Petit point négatif qui en cache possiblement d’autres, on a parfois l’impression que Millar nous prend pour des valises. Comme lorsqu’il affirme que les seringues trouvées chez lui par les autorités françaises en 2004, il les avait ramenées vides (!!!) des championnats mondiaux et avait décidé de les garder en souvenir (!!!). David, si tu lis ceci, je dois te dire que c’est drôlement invraisemblable comme histoire. En fait c’est incompréhensible jusqu’à ce que l’on comprenne que la loi française punit tout dopage effectué sur son territoire, mais pas nécessairement la possession, ni par ailleurs le dopage effectué dans d’autres pays (http://news.bbc.co.uk/sport2/hi/other_sports/cycling/6279247.stm). Mais, David, de telles histoires tendent à miner la crédibilité du reste de ton livre, que j’ai sinon bien apprécié … c’est un peu comme tout ces récents repentis que l’on retrouve dans le rapport de l’USADA qui ont pour point commun de ne plus avoir touché (par magie) à une seule goutte de potion magique depuis exactement la même année, soit 2006. C’est murky.

Mais bon ne gâchons pas notre plaisir pour de tels doutes ponctuels, il s’agit d’un livre qui se lit bien et qui en vaut la peine. Ah oui, Wiggins = pas cool (un peu égoïste), Cavendish = cool (gentil et altruiste).
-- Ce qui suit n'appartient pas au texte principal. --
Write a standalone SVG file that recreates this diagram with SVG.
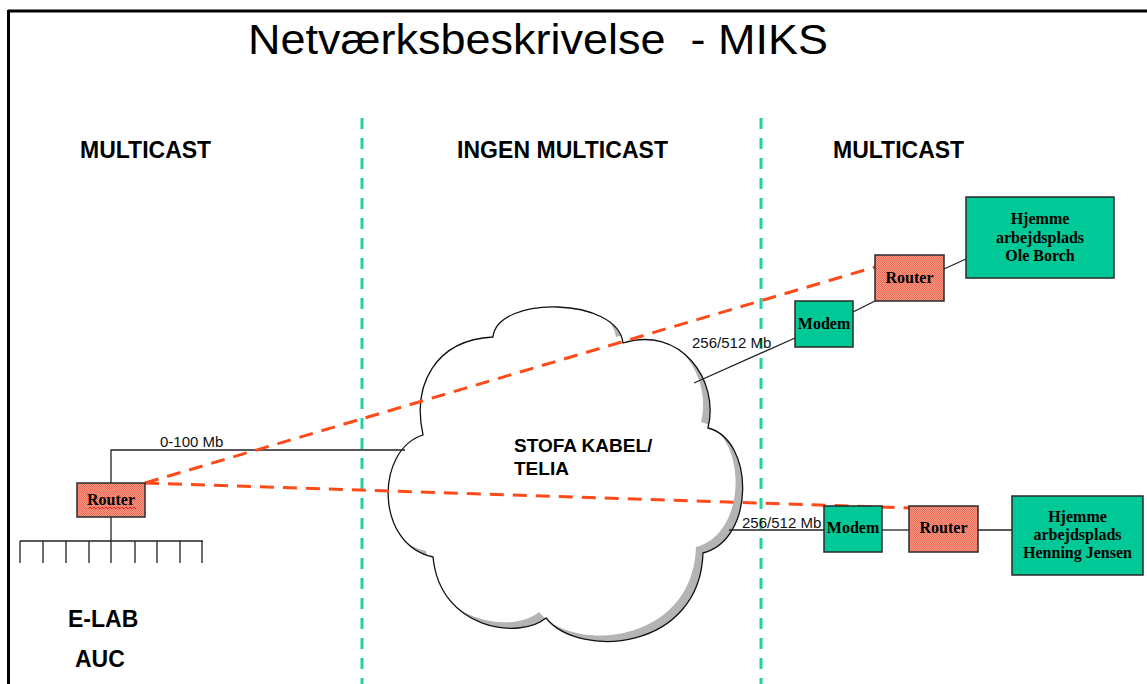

Bon alors David, que vas tu faire maintenant …. un record de l’heure « clean » sur une bécane old school ça te dirait?

 

4 commentaires
  1. 2006, c’est l’année ou Dick Pound a fait beaucoup de pression avec la WADA et que la lutte anti dopage a vraiment commencé… de memoire, il avait attrappé pour epo durant l’hiver des skieurs de fond…

    On June 9, 2006, Armstrong sent an eight-page letter to Jacques Rogge, president of the International Olympic Committee, demanding that action be taken against Pound.

    1. oui mais ça reste une drôle de coïncidence tout le monde qui jette ses stocks en 2006 … j’ai l’impression que la grande majorité n’arrête de se doper que lorsqu’il y a test positif …. même aujourd’hui …. pour moi l’autre interrogation c’est Sky … Wiggins, Froome et le petit nouveau aussi, c’est un méchant condensé de watts/kg

        1. Barry, y a un transfert/départ aussi… moi j’adorre les props de Dowsett, genre… je ne savais rien de Lance… hey oh, le gars a été pris en photo avec motoman… tsé le livreur/suiveur d’epo de lance!